そこで当会内に修繕作業効率化委員会をおき、現場作業の機械化・自動化に関する検討、及び修繕管理のシステム開発を行うこととした。

 

3.2 実施の経緯

当会は、事業実施に先立ち平成11年度に修繕部門を保有する会員のうち構造改善クラスの企業に対して、現在修繕業の抱える問題点について調査票により自由なご意見をいただいた。さらに、各社訪問の際に口頭でもお話を伺い、次の通り取りまとめた。

 

3.2.1 設備関連

設備の近代化は、基本的には個別企業の経営判断に帰すべき設備投資の問題であるが、低廉・高性能の機械装置の選定等には、委員会として作業の余地がある。

 

○クレーン能力が不足している。

○渠底が荒れて高所作業車が走りにくい。

○入渠用ウィンチの能力・台数が不足している。または、老朽化している。

○ワッシャーの台数が不足している。
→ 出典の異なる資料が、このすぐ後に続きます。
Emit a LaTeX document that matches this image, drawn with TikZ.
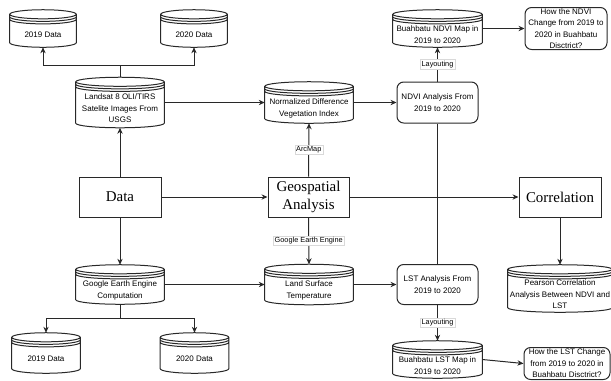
\documentclass[tikz,border=0pt]{standalone}
\usepackage{fontspec}
\setmainfont{Liberation Serif}
\setsansfont{Liberation Sans}
\usetikzlibrary{arrows.meta,calc}
\definecolor{linegray}{RGB}{40,40,40}

% Datenspeicher-Umriss um einen benannten Knoten
\newcommand{\storeshape}[1]{%
  \draw[shapeline] let \p1=(#1.north west), \p2=(#1.south east), \n1={(\x2-\x1)/2} in
    (\x1,\y1-3.4pt) -- (\x1,\y2+3.4pt)
    arc[start angle=180, end angle=360, x radius=\n1, y radius=3.4pt]
    -- (\x2,\y1-3.4pt)
    arc[start angle=0, end angle=180, x radius=\n1, y radius=3.4pt]
    arc[start angle=180, end angle=360, x radius=\n1, y radius=3.4pt]
    (\x1,\y1-5.3pt) arc[start angle=180, end angle=360, x radius=\n1, y radius=3.4pt]
    (\x1,\y1-7.2pt) arc[start angle=180, end angle=360, x radius=\n1, y radius=3.4pt];
}

\begin{document}
\begin{tikzpicture}[x=0.75pt, y=-0.75pt,
    shapeline/.style={draw=linegray, line width=0.75pt},
    arrowline/.style={draw=linegray, line width=0.75pt, -{Stealth[length=4.5pt,width=4pt]}},
    small/.style={font=\sffamily\fontsize{6}{8.6}\selectfont, align=center},
    store/.style={inner sep=0pt, minimum width=66pt},
    storetext/.style={small, yshift=-4.5pt},
    block/.style={draw=linegray, line width=0.75pt, font=\fontsize{11.2}{13.7}\selectfont, align=center, minimum width=61.5pt, minimum height=30pt, inner sep=0pt},
    roundbox/.style={draw=linegray, line width=0.75pt, rounded corners=5pt, small, minimum width=60.75pt, minimum height=30.75pt, inner sep=0pt},
    lbl/.style={fill=white, draw=black!15, line width=0.3pt, font=\sffamily\fontsize{5.5}{6}\selectfont, inner sep=1pt}]

    \useasboundingbox (0,0) rectangle (611,380);

    % --- Spalte 1: Daten ---
    \node[store, minimum width=49.5pt, minimum height=27.75pt, label={[storetext]center:2019 Data}] (top2019) at (43,28.5) {};
    \node[store, minimum width=49.5pt, minimum height=27.75pt, label={[storetext]center:2020 Data}] (top2020) at (194,28.5) {};
    \node[store, minimum height=37.5pt, label={[storetext]center:{Landsat 8 OLI/TIRS\\Satelite Images From\\USGS}}] (landsat) at (120,102.5) {};
    \node[block] (data) at (120,197) {Data};
    \node[store, minimum height=29.25pt, label={[storetext]center:{Google Earth Engine\\Computation}}] (gee) at (120,284.5) {};
    \node[store, minimum width=51pt, minimum height=30pt, label={[storetext]center:2019 Data}] (bot2019) at (46,353) {};
    \node[store, minimum width=51pt, minimum height=30pt, label={[storetext]center:2020 Data}] (bot2020) at (194.5,353) {};

    % --- Spalte 2: Verarbeitung ---
    \node[store, minimum height=30.75pt, label={[storetext]center:{Normalized Difference\\Vegetation Index}}] (ndvi) at (309,102.5) {};
    \node[block, minimum width=60.75pt] (geo) at (308.5,197) {Geospatial\\Analysis};
    \node[store, minimum height=30pt, label={[storetext]center:{Land Surface\\Temperature}}] (lst) at (309,284.5) {};

    % --- Spalte 3: Analyse ---
    \node[store, minimum width=66.75pt, minimum height=27.75pt, label={[storetext]center:{Buahbatu NDVI Map in\\2019 to 2020}}] (ndvimap) at (437.5,28.5) {};
    \node[roundbox] (ndvian) at (437.5,102.5) {NDVI Analysis From\\2019 to 2020};
    \node[roundbox, minimum height=30pt] (lstan) at (437.5,284.5) {LST Analysis From\\2019 to 2020};
    \node[store, minimum width=66.75pt, minimum height=27.75pt, label={[storetext]center:{Buahbatu LST Map in\\2019 to 2020}}] (lstmap) at (437.5,359.5) {};

    % --- Spalte 4: Ergebnis ---
    \node[roundbox, minimum width=61.5pt, minimum height=31.5pt] (ndviq) at (566,28.5) {How the NDVI\\Change from 2019 to\\2020 in Buahbatu\\Disctrict?};
    \node[block] (corr) at (560,197) {Correlation};
    \node[store, minimum width=78pt, minimum height=35.25pt, label={[storetext]center:{Pearson Correlation\\Analysis Between NDVI and\\LST}}] (pearson) at (560,288.5) {};
    \node[roundbox, minimum width=64.5pt, minimum height=24pt] (lstq) at (567,363.5) {How the LST Change\\from 2019 to 2020 in\\Buahbatu Disctrict?};

    \foreach \s in {top2019,top2020,landsat,gee,bot2019,bot2020,ndvi,lst,ndvimap,lstmap,pearson}
        \storeshape{\s};

    % Verbindungen
    \coordinate (upsplit) at (120,65);
    \coordinate (downsplit) at (120,318);
    \draw[shapeline] (landsat.north) -- (upsplit);
    \draw[arrowline] (upsplit) -| (top2019.south);
    \draw[arrowline] (upsplit) -| (top2020.south);
    \draw[arrowline] (data.north) -- (landsat.south);
    \draw[arrowline] (data.south) -- (gee.north);
    \draw[shapeline] (gee.south) -- (downsplit);
    \draw[arrowline] (downsplit) -| (bot2019.north);
    \draw[arrowline] (downsplit) -| (bot2020.north);

    \draw[arrowline] (data) -- (geo);
    \draw[arrowline] (landsat.east) -- (ndvi.west);
    \draw[arrowline] (gee.east) -- (lst.west);
    \draw[arrowline] (geo.north) -- node[lbl] {ArcMap} (ndvi.south);
    \draw[arrowline] (geo.south) -- node[lbl] {Google Earth Engine} (lst.north);

    \draw[arrowline] (ndvi.east) -- (ndvian.west);
    \draw[arrowline] (lst.east) -- (lstan.west);
    \draw[arrowline] (ndvian.north) -- node[lbl] {Layouting} (ndvimap.south);
    \draw[arrowline] (lstan.south) -- node[lbl] {Layouting} (lstmap.north);
    \draw[shapeline] (ndvian.south) -- (lstan.north);

    \draw[arrowline] (geo) -- (corr);
    \draw[arrowline] (corr.south) -- (pearson.north);
    \draw[arrowline] (ndvimap.east) -- (ndviq.west);
    \draw[arrowline] (lstmap.east) -- (lstq.west);

\end{tikzpicture}
\end{document}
吐出圧力が不足している。

○浮きドックが老朽化しており、注排水に時間が掛かるほか、スタビリティにも不安がある。

○現在自動腹盤木を10台使用しているが、あと6〜8台設備したい。

○造機工場のホイスト増強、床面整備等により運搬作業の改善を必要としている。

○錫フリー化に伴い、海洋生物の付着状況が変化してきている。特にアオサノリの付着は頑固で工数を要する。塗料メーカーによっても差異がある。ワッシャーを増設して対応している。

○水面使用に関しては漁協との協定により岸壁から200mまでとされており、大型船やクレーン船の係留に問題がある。